Exercise goal -
Transcribe the listing that follows in full, omitting pictures.

Given material -
--- START ---

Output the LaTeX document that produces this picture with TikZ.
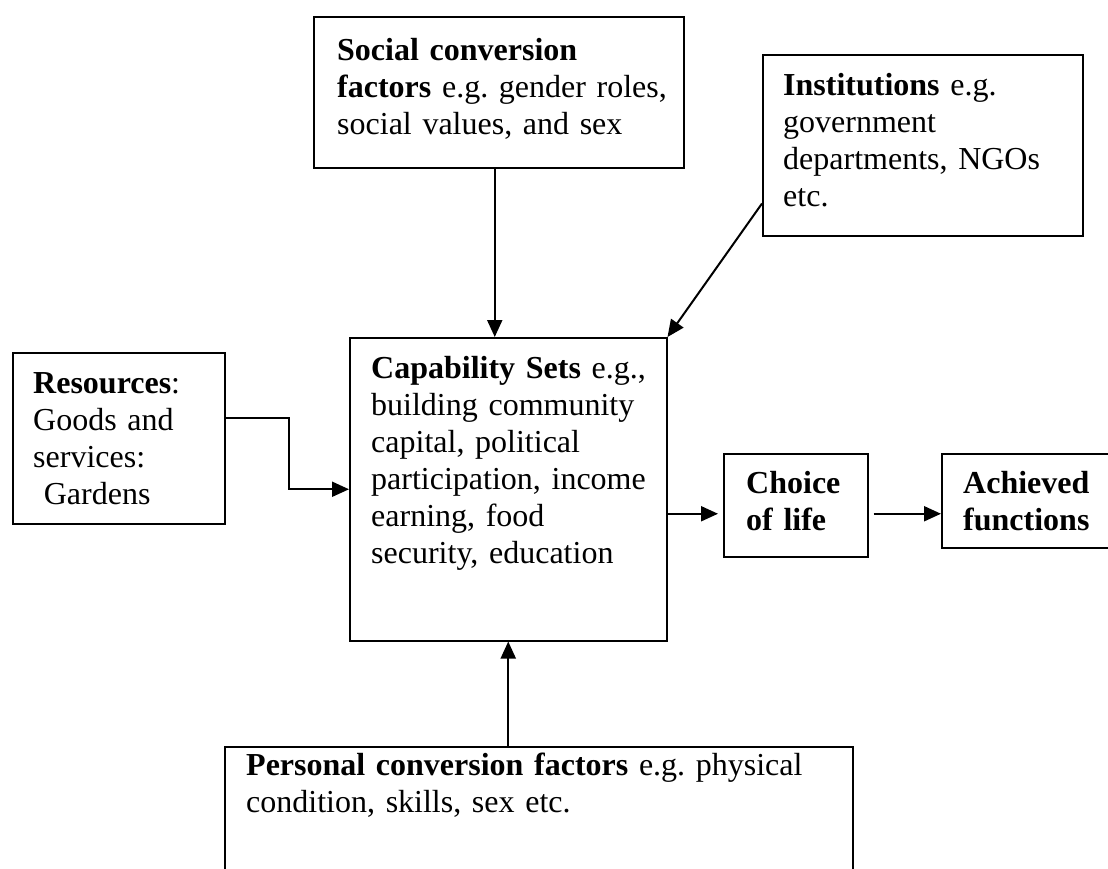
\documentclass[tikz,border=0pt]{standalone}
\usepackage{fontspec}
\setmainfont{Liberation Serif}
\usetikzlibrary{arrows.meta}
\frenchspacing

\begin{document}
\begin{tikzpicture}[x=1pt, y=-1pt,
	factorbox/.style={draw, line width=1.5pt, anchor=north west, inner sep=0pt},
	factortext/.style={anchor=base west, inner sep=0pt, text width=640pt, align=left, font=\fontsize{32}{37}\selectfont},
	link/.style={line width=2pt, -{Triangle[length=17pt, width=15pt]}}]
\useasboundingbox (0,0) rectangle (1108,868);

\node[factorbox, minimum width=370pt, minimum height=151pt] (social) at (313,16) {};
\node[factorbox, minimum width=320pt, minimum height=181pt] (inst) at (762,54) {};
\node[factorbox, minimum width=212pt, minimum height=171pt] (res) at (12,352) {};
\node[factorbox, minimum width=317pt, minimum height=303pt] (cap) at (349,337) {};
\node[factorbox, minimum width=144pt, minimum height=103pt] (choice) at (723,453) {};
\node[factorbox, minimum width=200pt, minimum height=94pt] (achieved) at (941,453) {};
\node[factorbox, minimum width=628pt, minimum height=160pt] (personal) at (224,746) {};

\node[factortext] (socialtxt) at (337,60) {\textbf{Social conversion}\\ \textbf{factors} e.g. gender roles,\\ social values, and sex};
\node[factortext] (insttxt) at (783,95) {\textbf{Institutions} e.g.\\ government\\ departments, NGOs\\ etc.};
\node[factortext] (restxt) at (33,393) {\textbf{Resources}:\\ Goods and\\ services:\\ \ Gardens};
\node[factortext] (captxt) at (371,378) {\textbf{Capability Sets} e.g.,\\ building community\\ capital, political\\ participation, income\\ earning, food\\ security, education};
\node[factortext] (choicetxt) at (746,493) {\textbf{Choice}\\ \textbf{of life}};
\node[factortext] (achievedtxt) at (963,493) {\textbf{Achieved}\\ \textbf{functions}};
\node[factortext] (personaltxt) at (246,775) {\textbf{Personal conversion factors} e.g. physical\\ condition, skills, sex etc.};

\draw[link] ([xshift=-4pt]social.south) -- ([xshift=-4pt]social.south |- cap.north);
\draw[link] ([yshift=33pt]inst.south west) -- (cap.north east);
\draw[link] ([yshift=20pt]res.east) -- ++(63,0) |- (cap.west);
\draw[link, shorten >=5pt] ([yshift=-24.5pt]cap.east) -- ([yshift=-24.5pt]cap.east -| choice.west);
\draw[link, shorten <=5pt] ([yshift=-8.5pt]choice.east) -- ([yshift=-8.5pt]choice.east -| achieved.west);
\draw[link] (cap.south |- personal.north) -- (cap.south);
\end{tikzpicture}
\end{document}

--- END ---

The reply -
Output the LaTeX document that produces this picture with TikZ.
\documentclass[tikz,border=0pt]{standalone}
\usepackage{fontspec}
\setmainfont{Liberation Serif}
\usetikzlibrary{arrows.meta}
\frenchspacing

\begin{document}
\begin{tikzpicture}[x=1pt, y=-1pt,
	factorbox/.style={draw, line width=1.5pt, anchor=north west, inner sep=0pt},
	factortext/.style={anchor=base west, inner sep=0pt, text width=640pt, align=left, font=\fontsize{32}{37}\selectfont},
	link/.style={line width=2pt, -{Triangle[length=17pt, width=15pt]}}]
\useasboundingbox (0,0) rectangle (1108,868);

\node[factorbox, minimum width=370pt, minimum height=151pt] (social) at (313,16) {};
\node[factorbox, minimum width=320pt, minimum height=181pt] (inst) at (762,54) {};
\node[factorbox, minimum width=212pt, minimum height=171pt] (res) at (12,352) {};
\node[factorbox, minimum width=317pt, minimum height=303pt] (cap) at (349,337) {};
\node[factorbox, minimum width=144pt, minimum height=103pt] (choice) at (723,453) {};
\node[factorbox, minimum width=200pt, minimum height=94pt] (achieved) at (941,453) {};
\node[factorbox, minimum width=628pt, minimum height=160pt] (personal) at (224,746) {};

\node[factortext] (socialtxt) at (337,60) {\textbf{Social conversion}\\ \textbf{factors} e.g. gender roles,\\ social values, and sex};
\node[factortext] (insttxt) at (783,95) {\textbf{Institutions} e.g.\\ government\\ departments, NGOs\\ etc.};
\node[factortext] (restxt) at (33,393) {\textbf{Resources}:\\ Goods and\\ services:\\ \ Gardens};
\node[factortext] (captxt) at (371,378) {\textbf{Capability Sets} e.g.,\\ building community\\ capital, political\\ participation, income\\ earning, food\\ security, education};
\node[factortext] (choicetxt) at (746,493) {\textbf{Choice}\\ \textbf{of life}};
\node[factortext] (achievedtxt) at (963,493) {\textbf{Achieved}\\ \textbf{functions}};
\node[factortext] (personaltxt) at (246,775) {\textbf{Personal conversion factors} e.g. physical\\ condition, skills, sex etc.};

\draw[link] ([xshift=-4pt]social.south) -- ([xshift=-4pt]social.south |- cap.north);
\draw[link] ([yshift=33pt]inst.south west) -- (cap.north east);
\draw[link] ([yshift=20pt]res.east) -- ++(63,0) |- (cap.west);
\draw[link, shorten >=5pt] ([yshift=-24.5pt]cap.east) -- ([yshift=-24.5pt]cap.east -| choice.west);
\draw[link, shorten <=5pt] ([yshift=-8.5pt]choice.east) -- ([yshift=-8.5pt]choice.east -| achieved.west);
\draw[link] (cap.south |- personal.north) -- (cap.south);
\end{tikzpicture}
\end{document}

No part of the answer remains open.